▸ Description of the task
Provide only the number of lines in the data below that contain the word "this".
=== Source records ===
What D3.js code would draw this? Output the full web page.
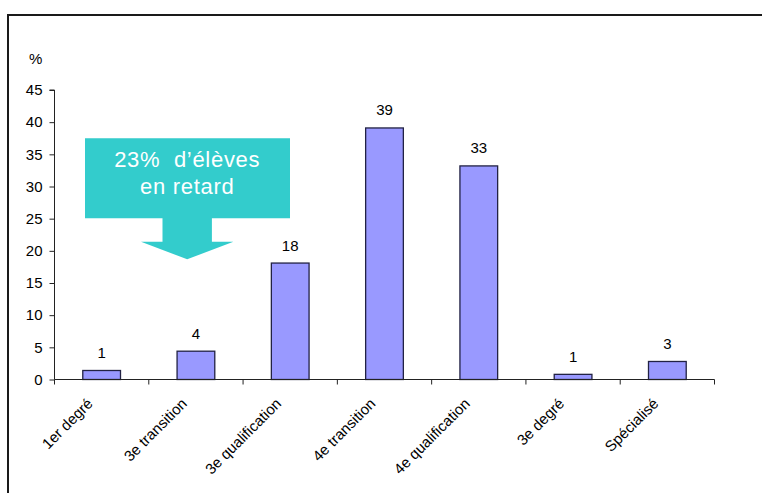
<!DOCTYPE html>
<html>
<head>
<meta charset="utf-8">
<script src="https://cdn.jsdelivr.net/npm/d3@7"></script>
<style>
  html, body { margin: 0; padding: 0; background: #fff; }
  svg { display: block; }
  text { font-family: "Liberation Sans", Arial, sans-serif; }
</style>
</head>
<body>
<script>
const categories = ["1er degré", "3e transition", "3e qualification", "4e transition", "4e qualification", "3e degré", "Spécialisé"];
const values = [1.4, 4.4, 18.1, 39.1, 33.2, 0.8, 2.8];
const yTicks = [0, 5, 10, 15, 20, 25, 30, 35, 40, 45];
const yUnit = "%";
const calloutLines = ["23%  d’élèves", "en retard"];

(function () {
const W = 762, H = 493;
const FS = 15;
const svg = d3.select("body").append("svg").attr("width", W).attr("height", H);

// outer frame (extends beyond viewport on right/bottom)
svg.append("rect")
  .attr("x", 8).attr("y", 15).attr("width", W + 20).attr("height", H + 20)
  .attr("fill", "none").attr("stroke", "#1a1a1a").attr("stroke-width", 2);

const pl = 54.5, pr = 714.5, pt = 90, pb = 379.5;

const xCat = d3.scaleBand().domain(categories).range([pl, pr]).padding(0);
const xBar = d3.scaleBand().domain(categories).range([pl, pr]).paddingInner(0.6).paddingOuter(0.3);
const y = d3.scaleLinear().domain([0, 45]).range([pb, pt]);

// Y axis
const yAxis = d3.axisLeft(y).tickValues(yTicks).tickSize(5).tickPadding(7).tickFormat(d3.format("d"));
const gy = svg.append("g").attr("transform", `translate(${pl},0)`).call(yAxis);
gy.attr("font-size", FS).attr("font-family", "Liberation Sans, Arial, sans-serif");
gy.select(".domain").attr("stroke", "#222").attr("stroke-width", 1).attr("d", `M-5,${pt}H0V${pb}`);
gy.selectAll(".tick line").attr("stroke", "#222");
gy.selectAll(".tick text").attr("fill", "#000");

svg.append("text").attr("x", 29).attr("y", 64).attr("font-size", FS).text(yUnit);

// bars
svg.append("g").selectAll("rect").data(values).join("rect")
  .attr("x", (d, i) => xBar(categories[i]))
  .attr("width", xBar.bandwidth())
  .attr("y", d => y(d))
  .attr("height", d => y(0) - y(d))
  .attr("fill", "#9999FF")
  .attr("stroke", "#222244")
  .attr("stroke-width", 1.3);

// value labels
svg.append("g").selectAll("text").data(values).join("text")
  .attr("x", (d, i) => xBar(categories[i]) + xBar.bandwidth() / 2)
  .attr("y", d => y(d) - 12.5)
  .attr("text-anchor", "middle")
  .attr("font-size", FS)
  .text(d => d3.format(".0f")(d));

// X axis: ticks at category boundaries
const gx = svg.append("g");
gx.append("line").attr("x1", pl).attr("x2", pr).attr("y1", pb).attr("y2", pb)
  .attr("stroke", "#222").attr("stroke-width", 1);
const bounds = categories.map(c => xCat(c)).concat([xCat(categories[categories.length - 1]) + xCat.bandwidth()]);
gx.selectAll("line.tk").data(bounds).join("line").attr("class", "tk")
  .attr("x1", d => d).attr("x2", d => d).attr("y1", pb).attr("y2", pb + 5)
  .attr("stroke", "#222");
gx.selectAll("text").data(categories).join("text")
  .attr("transform", c => `translate(${xCat(c) + xCat.bandwidth() / 2 - 8},${pb + 25}) rotate(-45)`)
  .attr("text-anchor", "end")
  .attr("font-size", FS)
  .text(c => c);

// callout arrow annotation
const bx0 = 85, bx1 = 290, by0 = 138.3, by1 = 218.3;
const cx = (bx0 + bx1) / 2 - 0.3;
const shaftHalf = 24.7, headHalf = 46.2, shaftEnd = 241.7, tip = 259.3;
const pts = [[bx0, by0], [bx1, by0], [bx1, by1], [cx + shaftHalf, by1], [cx + shaftHalf, shaftEnd],
  [cx + headHalf, shaftEnd], [cx, tip], [cx - headHalf, shaftEnd], [cx - shaftHalf, shaftEnd],
  [cx - shaftHalf, by1], [bx0, by1]];
svg.append("path").attr("d", d3.line()(pts) + "Z").attr("fill", "#33CCCC");
svg.append("g").selectAll("text").data(calloutLines).join("text")
  .attr("x", cx).attr("y", (d, i) => 167 + i * 26.5)
  .attr("text-anchor", "middle")
  .attr("font-family", "DejaVu Sans, Verdana, sans-serif")
  .attr("font-size", 22)
  .attr("letter-spacing", 0.7)
  .attr("fill", "#fff")
  .style("white-space", "pre")
  .text(d => d);
})();
</script>
</body>
</html>
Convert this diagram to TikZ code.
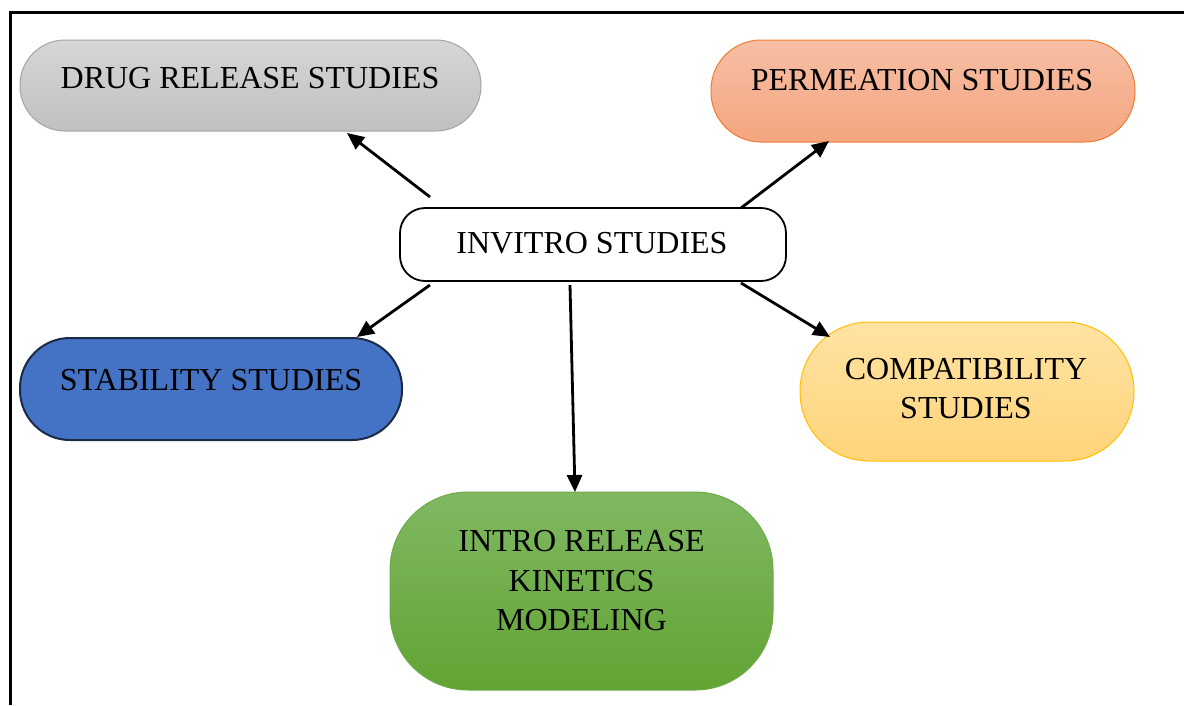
===
▸ Task response
2